At Yale the students on the outside wondered for 80 years what went on inside the fabled secret senior societies, such as Skull and Bones. On Thursday nights one would see the secret-society members walking silently and single file, in black flannel suits, white shirts, and black knit ties with gold pins on them, toward their great Greek Revival temples on the campus, buildings whose mystery was doubled by the fact that they had no windows. What in the name of God or Mammon went on in those 30-odd Thursday nights during the senior years of these happy few? What went on was . . . lemon sessions!—a regularly scheduled series of lemon sessions, just like the ones that occurred informally in girls’ finishing schools.
In the girls’ schools these lemon sessions tended to take place at random on nights when a dozen or so girls might end up in someone’s dormitory room. One girl would become “it,” and the others would light into her personality, pulling it to pieces to analyze every defect . . . her spitefulness, her awkwardness, her bad breath, embarrassing clothes, ridiculous laugh, her suck-up fawning, latent lesbianism, or whatever. The poor creature might be reduced to tears. She might blurt out the most terrible confessions, hatreds, and primordial fears. But, it was presumed, she would be the stronger for it afterward. She would be on her way toward a new personality.
Likewise, in the secret societies: They held lemon sessions for boys. Is masturbation your problem? Out with the truth, you ridiculous weenie! And Thursday night after Thursday night the awful truths would out, as he who was It stood up before them and answered the most horrible questions. Yes! I do it! I whack whack whack it! I’m afraid of women! I’m afraid of you! And I get my shirts at Rosenberg’s instead of Press! . . . But out of the fire and the heap of ashes would come a better man, a brother, of good blood and good bone, for the American race guerrière. And what was more . . . they loved it. No matter how dreary the soap opera, the star was Me.
By the mid-1960s this service, this luxury, had become available for one and all, i.e., the middle classes. Lemon Session Central was the Esalen Institute, a lodge perched on a cliff over-looking the Pacific in Big Sur, California, Esalen’s specialty was lube jobs for the personality. ... They were encouraged to bare their own souls and to strip away one another’s defensive facades. Everyone was to face his own emotions squarely for the first time. ...
Encounter sessions, particularly of the Schutz variety, were often wild events. Such aggression! such sobs! tears! moans, hysteria, vile recriminations, shocking revelations, such explosions of hostility between husbands and wives, such mud balls of profanity from previously mousy mommies and workadaddies, such red-mad attacks!

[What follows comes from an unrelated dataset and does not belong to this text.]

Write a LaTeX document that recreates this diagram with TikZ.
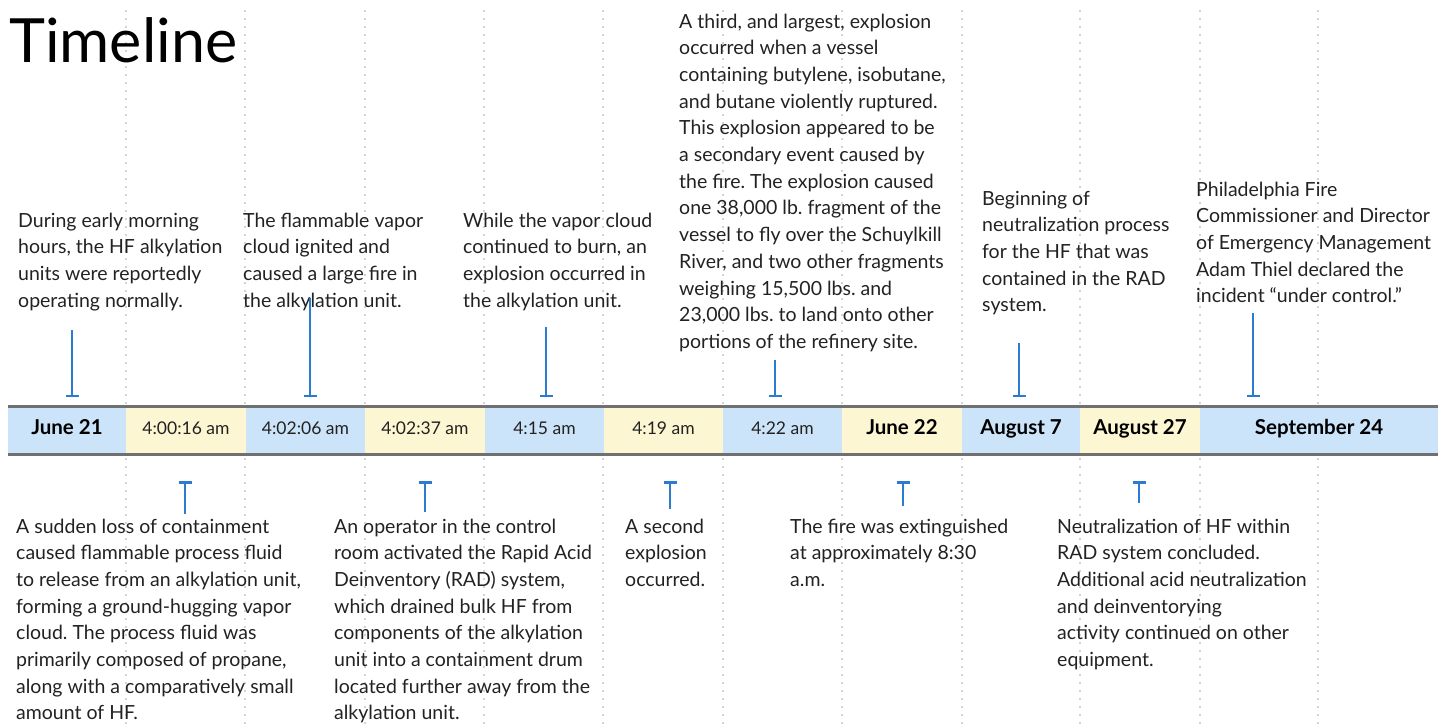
\documentclass[tikz,border=0pt]{standalone}
\usepackage{fontspec}
\setmainfont{Lato}
\usetikzlibrary{arrows.meta,positioning}
\frenchspacing

\definecolor{barblue}{HTML}{CCE4F9}
\definecolor{baryellow}{HTML}{FDF6D3}
\definecolor{tickblue}{HTML}{2B7BD3}
\definecolor{barline}{HTML}{707070}
\definecolor{textgray}{HTML}{222222}

\tikzset{
  grid/.style={gray!35, line width=2pt, dash pattern=on 1.6pt off 6.4pt},
  seg/.style={minimum width=#1, minimum height=47pt, inner sep=0pt, text height=12pt, text depth=3pt},
  timelbl/.style={font=\fontsize{17.5}{20}\selectfont, text=textgray},
  datelbl/.style={font=\fontsize{20.5}{22}\selectfont\bfseries, text=black},
  evtext/.style={anchor=base west, align=left, inner sep=0pt, text=textgray,
    font=\fontsize{19.5}{26.7}\selectfont\frenchspacing},
  tick/.style={tickblue, line width=2.5pt, -{Bar[width=13pt]}}
}

\begin{document}
\begin{tikzpicture}[x=1pt,y=-1pt]
        \useasboundingbox (0,0) rectangle (1450,724);

        % dotted guides
        \draw [grid] (126,10) -- (126,724);
        \draw [grid] (245,10) -- (245,724);
        \draw [grid] (365,10) -- (365,724);
        \draw [grid] (484,10) -- (484,724);
        \draw [grid] (603,10) -- (603,724);
        \draw [grid] (723,10) -- (723,724);
        \draw [grid] (842,10) -- (842,724);
        \draw [grid] (962,10) -- (962,724);
        \draw [grid] (1080,10) -- (1080,724);
        \draw [grid] (1200,10) -- (1200,724);
        \draw [grid] (1318,10) -- (1318,724);

        \node [anchor=base west, inner sep=0pt, font=\fontsize{61}{61}\selectfont] (title) at (9,62) {Timeline};

        % the bar
        \node [seg=118pt, fill=barblue, datelbl] (jun21) at (67,430) {June 21};
        \node [seg=120pt, fill=baryellow, timelbl] (t1) at (186,430) {4:00:16 am};
        \node [seg=119pt, fill=barblue, timelbl] (t2) at (305.5,430) {4:02:06 am};
        \node [seg=120pt, fill=baryellow, timelbl] (t3) at (425,430) {4:02:37 am};
        \node [seg=119pt, fill=barblue, timelbl] (t4) at (544.5,430) {4:15 am};
        \node [seg=119pt, fill=baryellow, timelbl] (t5) at (663.5,430) {4:19 am};
        \node [seg=119pt, fill=barblue, timelbl] (t6) at (782.5,430) {4:22 am};
        \node [seg=120pt, fill=baryellow, datelbl] (jun22) at (902,430) {June 22};
        \node [seg=118pt, fill=barblue, datelbl] (aug7) at (1021,430) {August 7};
        \node [seg=120pt, fill=baryellow, datelbl] (aug27) at (1140,430) {August 27};
        \node [seg=238pt, fill=barblue, datelbl] (sep24) at (1319,430) {September 24};
        \draw [barline, line width=3pt] (8,406) -- (1438,406);
        \draw [barline, line width=3pt] (8,454) -- (1438,454);

        % events above (placed by the baseline of the last line)
        \node [evtext] (ev1) at (18,307.1) {During early morning\\hours, the HF alkylation\\units were reportedly\\operating normally.};
        \node [evtext] (ev3) at (243,307.1) {The flammable vapor\\cloud ignited and\\caused a large fire in\\the alkylation unit.};
        \node [evtext] (ev5) at (463,307.1) {While the vapor cloud\\continued to burn, an\\explosion occurred in\\the alkylation unit.};
        \node [evtext] (ev7) at (679,348.4) {A third, and largest, explosion\\occurred when a vessel\\containing butylene, isobutane,\\and butane violently ruptured.\\This explosion appeared to be\\a secondary event caused by\\the fire. The explosion caused\\one 38,000 lb. fragment of the\\vessel to fly over the Schuylkill\\River, and two other fragments\\weighing 15,500 lbs. and\\23,000 lbs. to land onto other\\portions of the refinery site.};
        \node [evtext] (ev9) at (982,311.8) {Beginning of\\neutralization process\\for the HF that was\\contained in the RAD\\system.};
        \node [evtext] (ev11) at (1196,302.8) {Philadelphia Fire\\Commissioner and Director\\of Emergency Management\\Adam Thiel declared the\\incident “under control.”};

        % events below
        \node [evtext] (ev2) at (16,719.9) {A sudden loss of containment\\caused flammable process fluid\\to release from an alkylation unit,\\forming a ground-hugging vapor\\cloud. The process fluid was\\primarily composed of propane,\\along with a comparatively small\\amount of HF.};
        \node [evtext] (ev4) at (334,719.9) {An operator in the control\\room activated the Rapid Acid\\Deinventory (RAD) system,\\which drained bulk HF from\\components of the alkylation\\unit into a containment drum\\located further away from the\\alkylation unit.};
        \node [evtext] (ev6) at (625,586.4) {A second\\explosion\\occurred.};
        \node [evtext] (ev8) at (790,586.4) {The fire was extinguished\\at approximately 8:30\\a.m.};
        \node [evtext] (ev10) at (1057,666.5) {Neutralization of HF within\\RAD system concluded.\\Additional acid neutralization\\and deinventorying\\activity continued on other\\equipment.};

        % ticks
        \coordinate (ev1a) at (72,330);   \coordinate (ev1b) at (72,397);
        \coordinate (ev3a) at (310,298);  \coordinate (ev3b) at (310,397);
        \coordinate (ev5a) at (546,327);  \coordinate (ev5b) at (546,397);
        \coordinate (ev7a) at (775,360);  \coordinate (ev7b) at (775,397);
        \coordinate (ev9a) at (1019,343); \coordinate (ev9b) at (1019,397);
        \coordinate (ev11a) at (1253,313); \coordinate (ev11b) at (1253,397);
        \draw [tick] (ev1a) -- (ev1b);
        \draw [tick] (ev3a) -- (ev3b);
        \draw [tick] (ev5a) -- (ev5b);
        \draw [tick] (ev7a) -- (ev7b);
        \draw [tick] (ev9a) -- (ev9b);
        \draw [tick] (ev11a) -- (ev11b);

        \coordinate (ev2a) at (185,514);  \coordinate (ev2b) at (185,481);
        \coordinate (ev4a) at (425,512);  \coordinate (ev4b) at (425,481);
        \coordinate (ev6a) at (670,509);  \coordinate (ev6b) at (670,481);
        \coordinate (ev8a) at (903,506);  \coordinate (ev8b) at (903,481);
        \coordinate (ev10a) at (1139,503); \coordinate (ev10b) at (1139,481);
        \draw [tick] (ev2a) -- (ev2b);
        \draw [tick] (ev4a) -- (ev4b);
        \draw [tick] (ev6a) -- (ev6b);
        \draw [tick] (ev8a) -- (ev8b);
        \draw [tick] (ev10a) -- (ev10b);
    \end{tikzpicture}
\end{document}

Only physical assault was prohibited. The encounter session became a standard approach in many other movements, such as Scientology, Arica, the Mel Lyman movement, Synanon, Daytop Village, and Primal Scream. Synanon had started out as a drug rehabilitation program, but by the late 1960s the organization was recruiting “lay members,” a lay member being someone who had never been addicted to heroin . . . but was ready for the lemon-session life.

Cesar Chavez became addicted to Synanon encounter sessions in the 1970s.

Outsiders, hearing of these sessions, wondered what on earth their appeal was. Yet the appeal was simple enough. It is summed up in the notion: “Let’s talk about Me.” No matter whether you managed to renovate your personality through encounter sessions or not, you had finally focused your attention and your energies on the most fascinating subject on earth: Me.